Acrylic Dye

I have been reading a book by Jinks McGrath entitled Encyclopedia of
Jewelry-Making Techniques in which she describes a process of
shaping, then using a dye process on acrylic. I would like to do this
for one of my jewelry projects but the explicit process is not
explained in her book (page 13), nor have I been able to locate a
company with dye for acrylic. I am a student at the Herron School of
Art in Indianapolis.

In addition, I am trying to obtain small quantities of acrylic rods
in various colors. Does anyone know where I can obtain them?

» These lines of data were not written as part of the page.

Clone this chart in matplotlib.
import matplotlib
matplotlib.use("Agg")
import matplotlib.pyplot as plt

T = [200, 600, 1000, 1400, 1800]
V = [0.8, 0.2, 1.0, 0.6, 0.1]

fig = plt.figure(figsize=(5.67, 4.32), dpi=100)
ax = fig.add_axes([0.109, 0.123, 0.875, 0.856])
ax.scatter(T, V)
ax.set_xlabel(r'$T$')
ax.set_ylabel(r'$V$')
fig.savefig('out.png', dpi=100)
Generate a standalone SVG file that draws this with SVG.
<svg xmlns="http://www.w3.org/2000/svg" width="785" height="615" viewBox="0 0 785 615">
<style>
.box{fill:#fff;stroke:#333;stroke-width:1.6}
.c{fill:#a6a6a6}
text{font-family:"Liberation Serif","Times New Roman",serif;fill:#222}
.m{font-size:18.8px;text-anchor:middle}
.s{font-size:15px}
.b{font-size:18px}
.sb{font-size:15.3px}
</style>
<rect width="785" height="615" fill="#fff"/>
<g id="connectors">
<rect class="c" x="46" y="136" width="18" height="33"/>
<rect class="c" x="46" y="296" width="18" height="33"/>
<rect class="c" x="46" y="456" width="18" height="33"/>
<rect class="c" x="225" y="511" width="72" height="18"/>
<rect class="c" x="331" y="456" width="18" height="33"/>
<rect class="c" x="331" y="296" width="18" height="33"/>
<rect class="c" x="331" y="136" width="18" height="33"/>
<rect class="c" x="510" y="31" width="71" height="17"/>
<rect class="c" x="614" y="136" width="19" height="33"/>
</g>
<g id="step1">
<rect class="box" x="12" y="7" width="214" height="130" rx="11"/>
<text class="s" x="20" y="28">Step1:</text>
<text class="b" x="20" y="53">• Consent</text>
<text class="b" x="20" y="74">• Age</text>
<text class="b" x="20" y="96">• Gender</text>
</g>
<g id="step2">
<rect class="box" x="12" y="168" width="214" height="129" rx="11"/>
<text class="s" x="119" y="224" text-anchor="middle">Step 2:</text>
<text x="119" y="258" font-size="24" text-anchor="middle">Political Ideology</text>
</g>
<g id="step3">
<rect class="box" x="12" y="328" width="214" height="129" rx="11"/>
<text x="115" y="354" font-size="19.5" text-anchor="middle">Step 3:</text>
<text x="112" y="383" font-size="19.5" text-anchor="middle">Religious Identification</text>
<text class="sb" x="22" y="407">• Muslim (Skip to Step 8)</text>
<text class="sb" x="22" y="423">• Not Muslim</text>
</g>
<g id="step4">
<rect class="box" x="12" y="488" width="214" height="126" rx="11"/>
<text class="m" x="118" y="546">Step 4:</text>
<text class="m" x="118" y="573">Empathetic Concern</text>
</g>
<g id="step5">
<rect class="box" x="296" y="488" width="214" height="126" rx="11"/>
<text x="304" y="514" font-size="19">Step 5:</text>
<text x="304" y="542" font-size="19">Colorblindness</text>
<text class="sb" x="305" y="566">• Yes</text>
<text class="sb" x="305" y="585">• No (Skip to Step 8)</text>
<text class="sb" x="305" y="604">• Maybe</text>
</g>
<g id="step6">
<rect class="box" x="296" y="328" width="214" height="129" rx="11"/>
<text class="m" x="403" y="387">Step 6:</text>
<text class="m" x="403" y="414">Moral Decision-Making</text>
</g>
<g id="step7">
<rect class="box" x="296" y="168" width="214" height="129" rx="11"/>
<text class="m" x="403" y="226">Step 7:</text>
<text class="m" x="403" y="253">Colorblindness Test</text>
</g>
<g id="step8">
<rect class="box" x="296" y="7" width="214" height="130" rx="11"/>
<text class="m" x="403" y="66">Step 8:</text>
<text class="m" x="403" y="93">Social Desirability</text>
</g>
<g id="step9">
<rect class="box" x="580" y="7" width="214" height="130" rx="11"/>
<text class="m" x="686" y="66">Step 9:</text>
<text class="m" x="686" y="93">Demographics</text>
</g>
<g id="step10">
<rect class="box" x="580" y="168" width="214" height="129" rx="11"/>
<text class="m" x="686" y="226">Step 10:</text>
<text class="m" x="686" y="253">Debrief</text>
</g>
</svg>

Any assistance provided is appreciated.

Mary Moore

two possibilities come to mind for dying acrylic. one is usiner the
synthetic enamel Ceramit. I have used this myself with good results.
Be sure you mix the ratio for a hard finish as per instructions. The
colors come out very jewel tone and clear or opaque. the othe choice
is go to your local performing arts supplier and ask for bulb dye.
They dye light bulbs with it for display and theatre. I haven’t used
it in years but it should still be available and should work with
acrylic. Frank

G’day; (Sorry, I’m addicted & obsessed and can’t restrain myself)
Acrylic plastics cannot be dyed when not in their original liquid
form. Materials like solid Perspex (Methyl methacrylate, Lucite to
Americans) are homogenous and virtually impervious to dyeing. Painting,
yes. Surface colouring using certain solvent based dyes and pigments,
yes. But not dyed. However, you can buy acrylic (and other) resins in
liquid form which when mixed with appropriate dyes and/or pigments and
the proper catalyst, become solid with the colour homogenous
throughout the material, transparent or opaque according to what is

What, you (well, some of you) ask, is the difference between a dye
and a pigment? Well, simply put, a dye will dissolve in some suitable
liquid; a pigment won’t. Dyes transmit light, pigments are opaque.
Thus; Wad (the blue material made from plants which the ancient
Britons once wore - bit cold, eh?) is a DYE So is black current juice
and blackberry juice and cochineal. Whereas ultramarine blue is made
from very finely ground lapis lazuli and mixed with oils as a PIGMENT.
(Leaned Ad Vine used it) So, to sum up, you DYE a piece of cloth, and
PAINT a house. But to thoroughly confuse the issue, you can paint your
nails with a transparent or an opaque paint!!! Isn’t English fun?